Redes Sociais aceitaram sua responsabilidade, mas precisam de critérios mais claros
A invasão
do Capitólio por extremistas, apesar de sem precedentes, não foi
inesperada. É resultado preparado por anos de fake
news, desinformação, discurso de ódio e teorias de conspiração nas
redes sociais. Depois da longa negligência, a resposta das redes foi rápida.
Donald Trump está
banido da maioria delas, assim como, aparentemente, centenas de outros
influenciadores de extrema direita.
Com a consolidação de um oligopólio nas redes —Google, Facebook e Twitter controlam todas as principais— essas empresas passam a ter um poder similar ao de grandes grupos de mídia no passado: o poder de varrer uma opinião ou pessoa do debate público pelo mero silêncio. Basta não dar espaço para alguém se expressar que essa pessoa desaparecerá da discussão e das mentes do público. Sem Twitter e fora da presidência, o dano que Trump pode causar é drasticamente reduzido. Quanto a influenciadores que nunca tiveram altos postos na política ou na mídia, sua capacidade de influenciar o debate cai a próximo de zero quando são banidos das redes.
Há,
no entanto, diferenças. Na mídia tradicional, o poder de dar voz e silenciar
era exercido na seleção de quem teria o limitado espaço da página de um jornal
ou na grade de uma TV. A rede social, ao contrário, seleciona os poucos que não
terão espaço, pois nela cabe todo mundo.
A
decisão de excluir alguém de algo a que todos têm acesso exige uma
justificativa muito mais sólida do que a de dar a alguns privilegiados algo que
é escasso. No caso de Trump, sobram justificativas válidas: seus tuítes pregavam
o descrédito de instituições fundamentais da democracia americana,
encorajavam sedição e insurreição. Além disso, por seu cargo e número de
seguidores, sua voz é poderosíssima em termos de possíveis consequências
práticas. Se um zé-ninguém conclama a derrubada do Congresso, ninguém dá
ouvidos. Se é o presidente da República, as mesmas frases se tornam armas
perigosas.
Num
primeiro momento, a perda de espaço nas redes sociais principais indicava que
os extremistas iriam para redes sociais menores, como o Parler.
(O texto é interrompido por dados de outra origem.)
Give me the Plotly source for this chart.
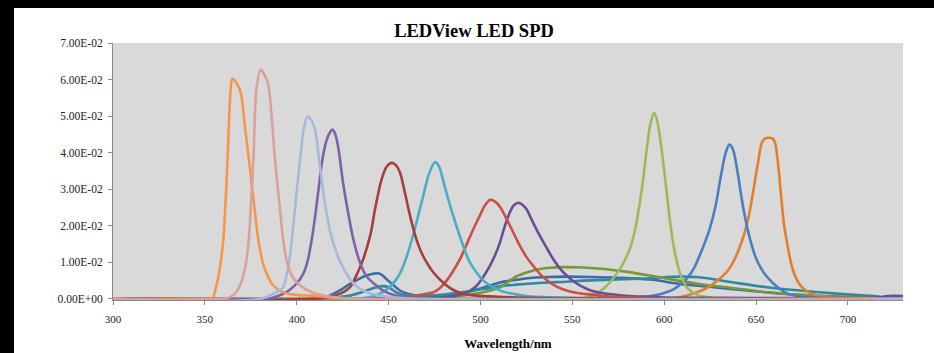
import plotly.graph_objects as go

# ---------------- data ----------------
tick_vals_y = [0.0, 0.01, 0.02, 0.03, 0.04, 0.05, 0.06, 0.07]
tick_text_y = ["0.00E+00", "1.00E-02", "2.00E-02", "3.00E-02",
               "4.00E-02", "5.00E-02", "6.00E-02", "7.00E-02"]
tick_vals_x = [300, 350, 400, 450, 500, 550, 600, 650, 700]

# broad white-LED spectra
wl_blue_broad = [300, 410, 418, 424, 429, 434, 438, 441.5, 444.4, 446.5, 448.9, 452.5, 456.2, 460, 465.3, 475, 483,
                 492.5, 501, 510.6, 519, 528.8, 538, 546.9, 560, 574, 592, 608.9, 627, 645.2, 663.4, 681.5, 699.6,
                 715, 725, 730]
sp_blue_broad = [0, 0, 0.0009, 0.0025, 0.0041, 0.0055, 0.0064, 0.0069, 0.0070, 0.0065, 0.0054, 0.0038, 0.0023, 0.0015,
                 0.0009, 0.0007, 0.0010, 0.0018, 0.0030, 0.0045, 0.0052, 0.0058, 0.0060, 0.0061, 0.0060, 0.0058,
                 0.0053, 0.0041, 0.0032, 0.0023, 0.0014, 0.0009, 0.0005, 0.0002, 0, 0]

wl_teal = [300, 415, 422, 429, 434, 438, 443, 447, 450, 453.5, 457, 463, 470, 480, 490, 501.4, 510.6, 519.5, 530,
           537.8, 546.9, 555.9, 574, 590.8, 608.9, 619, 637.6, 655.7, 673.9, 692, 710, 716, 719, 725, 730]
sp_teal = [0, 0, 0.0004, 0.0009, 0.0016, 0.0023, 0.0031, 0.0035, 0.0032, 0.0020, 0.0013, 0.0009, 0.0009, 0.0012,
           0.0018, 0.0027, 0.0035, 0.0039, 0.0043, 0.0045, 0.0047, 0.0050, 0.0053, 0.0056, 0.0061, 0.0059, 0.0045,
           0.0032, 0.0023, 0.0015, 0.0009, 0.0007, 0.0002, 0, 0]

wl_olive = [300, 470, 483.4, 492, 501.4, 510.6, 519.7, 528.8, 537.8, 546, 555.9, 568.7, 580, 592.2, 610, 620, 637,
            656, 674, 690, 705, 715, 722, 730]
sp_olive = [0, 0, 0.0005, 0.0010, 0.0018, 0.0032, 0.0062, 0.0078, 0.0085, 0.0087, 0.0086, 0.0081, 0.0074, 0.0064,
            0.0048, 0.0040, 0.0030, 0.0018, 0.0011, 0.0007, 0.0004, 0.0002, 0, 0]

# narrow-band LEDs
wl_orange2 = [300, 600, 608.9, 616, 623.4, 630, 634.3, 638, 641, 643.6, 646, 648.5, 651, 653.2, 655, 657, 659,
              660.3, 662, 663.5, 665.2, 667, 670, 673, 676, 683, 691, 700, 710, 730]
sp_orange2 = [0, 0, 0.0005, 0.0015, 0.0030, 0.0055, 0.0075, 0.0105, 0.0140, 0.0178, 0.0225, 0.0295, 0.0370, 0.0428,
              0.0439, 0.0441, 0.0439, 0.0428, 0.0370, 0.0290, 0.0205, 0.0150, 0.0080, 0.0045, 0.0027, 0.0009,
              0.0004, 0.0001, 0, 0]

wl_blue = [300, 575, 585, 594.4, 600, 605.3, 609, 612.5, 616, 619, 622, 625, 628, 631, 633.5, 635.5, 637.5, 640,
           642.5, 645.2, 647.5, 650.5, 655.7, 663, 668, 676, 690, 700, 730]
sp_blue = [0, 0, 0.0004, 0.0009, 0.0016, 0.0027, 0.0040, 0.0057, 0.0082, 0.0115, 0.0152, 0.0195, 0.0255, 0.0340,
           0.0400, 0.0422, 0.0408, 0.0345, 0.0265, 0.0195, 0.0150, 0.0105, 0.0062, 0.0027, 0.0013, 0.0005,
           0.0001, 0, 0]

wl_green = [300, 550, 556, 561.4, 565, 568.7, 572.5, 576, 579, 581.4, 583.5, 585.5, 588, 590.4, 592.5, 594.6, 596.5,
            598.6, 601.3, 603.5, 606, 609, 613, 618, 625, 640, 730]
sp_green = [0, 0, 0.0002, 0.0009, 0.0020, 0.0036, 0.0058, 0.0082, 0.0110, 0.0138, 0.0175, 0.0225, 0.0305, 0.0405,
            0.0478, 0.0509, 0.0480, 0.0409, 0.0295, 0.0200, 0.0122, 0.0065, 0.0028, 0.0011, 0.0004, 0, 0]

wl_purple2 = [300, 460, 472, 481.6, 490.6, 494.5, 497.9, 501.5, 505.2, 508, 510.6, 513, 515.2, 518, 520.6, 523,
              525.1, 528.5, 532.3, 536, 539.6, 543, 546.9, 551, 555.9, 560, 565, 572.7, 583, 600, 620, 700, 715,
              722, 730]
sp_purple2 = [0, 0, 0.0002, 0.0005, 0.0014, 0.0023, 0.0036, 0.0060, 0.0091, 0.0120, 0.0154, 0.0195, 0.0227, 0.0255,
              0.0263, 0.0257, 0.0245, 0.0210, 0.0173, 0.0140, 0.0109, 0.0085, 0.0064, 0.0047, 0.0032, 0.0023,
              0.0017, 0.0012, 0.0007, 0.0004, 0.0003, 0.0002, 0.0004, 0.0008, 0.0008]

wl_red = [300, 440, 457, 466, 474.3, 478, 481.6, 485, 488.8, 491.5, 494.3, 497, 499.7, 502.5, 505.4, 508, 510.6,
          513.3, 516.1, 518.8, 521.5, 525, 528.8, 533, 537.8, 542, 546.9, 552, 557.8, 565, 575, 590, 610, 730]
sp_red = [0, 0, 0.0005, 0.0010, 0.0018, 0.0030, 0.0050, 0.0075, 0.0108, 0.0138, 0.0170, 0.0200, 0.0228, 0.0256,
          0.0271, 0.0266, 0.0252, 0.0228, 0.0200, 0.0172, 0.0145, 0.0115, 0.0090, 0.0065, 0.0045, 0.0032, 0.0023,
          0.0017, 0.0013, 0.0009, 0.0005, 0.0002, 0, 0]

wl_cyan = [300, 430, 440, 446, 450, 454, 457, 460, 463, 466, 469, 472, 475.2, 477.5, 479.8, 482.5, 485.2,
           490.6, 494, 497.9, 502, 507, 512, 517.9, 525, 534.2, 550, 570, 730]
sp_cyan = [0, 0, 0.0005, 0.0016, 0.0030, 0.0052, 0.0078, 0.0118, 0.0168, 0.0225, 0.0285, 0.0342, 0.0374, 0.0362,
           0.0322, 0.0272, 0.0227, 0.0145, 0.0102, 0.0072, 0.0048, 0.0032, 0.0020, 0.0014, 0.0008, 0.0005, 0.0002,
           0, 0]

wl_darkred = [300, 410, 418, 424, 429, 433, 436.2, 440.3, 442.6, 446.2, 449, 451.7, 454, 456.2, 458.9, 461.8,
              464.4, 467, 470, 474.3, 479.8, 485, 490, 498, 520, 560, 580, 730]
sp_darkred = [0, 0, 0.0005, 0.0015, 0.0032, 0.0070, 0.0109, 0.0180, 0.0245, 0.0327, 0.0362, 0.0372, 0.0366, 0.0346,
              0.0290, 0.0225, 0.0175, 0.0137, 0.0106, 0.0073, 0.0044, 0.0025, 0.0015, 0.0009, 0.0004, 0.0002, 0, 0]

wl_purple = [300, 383.6, 388, 392.7, 396.3, 401.8, 404.5, 406, 408.2, 410, 412, 413.5, 415.4, 417.5, 419.5, 421,
             422.6, 425.3, 428, 430.5, 434.4, 438, 443.5, 448, 454.4, 466, 480, 730]
sp_purple = [0, 0, 0.0005, 0.0014, 0.0025, 0.0054, 0.0080, 0.0105, 0.0163, 0.0225, 0.0305, 0.0365, 0.0418, 0.0450,
             0.0463, 0.0450, 0.0415, 0.0315, 0.0236, 0.0170, 0.0100, 0.0062, 0.0036, 0.0020, 0.0009, 0.0002, 0, 0]

wl_orange = [300, 350, 354, 356, 358, 360, 362, 364, 365, 367, 369.5, 371.8, 374.6, 377.3, 379, 381.5, 384, 387,
             392.5, 400, 410, 420, 430, 730]
sp_orange = [0, 0, 0.0002, 0.0030, 0.0080, 0.0160, 0.0340, 0.0570, 0.0602, 0.0592, 0.0565, 0.0472, 0.0354, 0.0236,
             0.0165, 0.0100, 0.0065, 0.0038, 0.0018, 0.0011, 0.0008, 0.0003, 0, 0]

wl_lightblue = [300, 380, 387.2, 392.7, 394, 395.5, 397.3, 399, 401.8, 404, 405.9, 407.8, 409.9, 411.5, 412.7,
                415.4, 418.4, 422, 425.3, 430, 434.4, 440, 445.3, 455, 470, 730]
sp_lightblue = [0, 0, 0.0014, 0.0032, 0.0055, 0.0090, 0.0160, 0.0245, 0.0380, 0.0470, 0.0498, 0.0490, 0.0465, 0.0410,
                0.0360, 0.0260, 0.0180, 0.0122, 0.0085, 0.0047, 0.0028, 0.0015, 0.0009, 0.0003, 0, 0]

wl_pink = [300, 360, 363.7, 366.5, 369, 371.5, 373.6, 375, 376.4, 378.2, 380.4, 382.5, 384.5, 386.5, 388.2, 390.9,
           392.7, 395, 397.5, 400, 405, 410, 420, 430, 715]
sp_pink = [0, 0, 0.0005, 0.0015, 0.0036, 0.0075, 0.0145, 0.0250, 0.0380, 0.0580, 0.0627, 0.0612, 0.0586, 0.0490,
           0.0380, 0.0245, 0.0158, 0.0095, 0.0062, 0.0045, 0.0026, 0.0015, 0.0005, 0, 0]

series = [
    (wl_blue_broad, sp_blue_broad, "#3A6CA8"),
    (wl_teal, sp_teal, "#2F89A0"),
    (wl_olive, sp_olive, "#77973D"),
    (wl_orange2, sp_orange2, "#E37E2C"),
    (wl_blue, sp_blue, "#4A7EBF"),
    (wl_green, sp_green, "#9BBB59"),
    (wl_purple2, sp_purple2, "#6A4E93"),
    (wl_red, sp_red, "#CC4E48"),
    (wl_cyan, sp_cyan, "#4BACC6"),
    (wl_darkred, sp_darkred, "#A63E3B"),
    (wl_purple, sp_purple, "#7E62A6"),
    (wl_orange, sp_orange, "#F79646"),
    (wl_lightblue, sp_lightblue, "#A7B9DB"),
    (wl_pink, sp_pink, "#D9A09E"),
]

# ---------------- figure ----------------
fig = go.Figure()
for wl, sp, col in series:
    fig.add_trace(go.Scatter(x=wl, y=sp, mode="lines",
                             line=dict(color=col, width=2.6, shape="spline", smoothing=0.9),
                             showlegend=False, hoverinfo="skip"))

serif = "Liberation Serif, Times New Roman, serif"
W, H = 934, 353
L, R, T, B = 113, 31, 43, 53
pw, ph = W - L - R, H - T - B

fig.update_layout(
    width=W, height=H,
    margin=dict(l=L, r=R, t=T, b=B, pad=0, autoexpand=False),
    paper_bgcolor="white",
    plot_bgcolor="#D9D9D9",
    font=dict(family=serif, color="#222222"),
    title=dict(text="LEDView LED SPD", x=474 / W, xref="container", xanchor="center",
               y=1 - 31 / H, yref="container", yanchor="middle",
               font=dict(family=serif, size=18.5, color="black", weight="bold")),
    xaxis=dict(range=[300, 730], tickmode="array", tickvals=tick_vals_x, automargin=False,
               ticks="outside", ticklen=4, tickcolor="#8A8A8A", showgrid=False, zeroline=False,
               showline=True, linecolor="#8A8A8A", linewidth=1, ticklabelstandoff=5,
               tickfont=dict(family=serif, size=11, color="#222222"),
               title=dict(text="Wavelength/nm", standoff=14,
                          font=dict(family=serif, size=13, color="black", weight="bold"))),
    yaxis=dict(range=[-0.0003, 0.07], tickmode="array", tickvals=tick_vals_y, ticktext=tick_text_y,
               automargin=False,
               ticks="outside", ticklen=4, tickcolor="#8A8A8A", showgrid=False, zeroline=False,
               showline=True, linecolor="#8A8A8A", linewidth=1, ticklabelstandoff=3,
               tickfont=dict(family=serif, size=11.5, color="#222222")),
    shapes=[
        dict(type="rect", xref="paper", yref="paper", x0=-0.3, x1=1.2,
             y0=1 + (T - 8) / ph, y1=1 + (T + 5) / ph,
             fillcolor="black", line=dict(width=0), layer="above"),
        dict(type="rect", xref="paper", yref="paper", x0=-(L + 5) / pw, x1=-(L - 14) / pw,
             y0=-(B + 5) / ph, y1=1 + (T + 5) / ph,
             fillcolor="black", line=dict(width=0), layer="above"),
    ],
)

fig.write_html("out.html")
Lá, embora a radicalização seja levada a níveis verdadeiramente alucinados
(muitos dos que invadiram o Capitólio são figuras do Parler), a capacidade de
influenciar as massas é muito menor. Só que mesmo esses redutos de extremismo
estão sendo desbaratados: com boicote
de Google, Apple e Amazon, o Parler não sabe se continuará a existir.
O
sentimento de vitória esmagadora contra as forças do mal é uma delícia. Mas não
é um bom guia. Há indícios de que as redes sociais são muito mais intolerantes
com o extremismo de direita do que com o de outras variantes. Que Donald Trump
tem sido tratado de maneira mais dura até do que o aiatolá Khamenei, cuja conta
de Twitter já pregou o fim de Israel e, mesmo assim, não foi suspensa.
As
redes estão se conscientizando da responsabilidade de não permitir que qualquer
loucura —ainda mais com consequências perigosas— seja veiculada em suas
plataformas. Mas para que isso seja feito de forma justa e evite abusos,
precisam desenvolver critérios e mostrar transparência e isonomia em sua
aplicação. Se o critério das empresas for a preferência ideológica de seus
diretores somadas às pressões sociais do momento, coitada da liberdade de
expressão. Hoje, o alvo é justo. Amanhã pode não ser.
*Joel Pinheiro da Fonseca, economista, mestre em filosofia pela USP.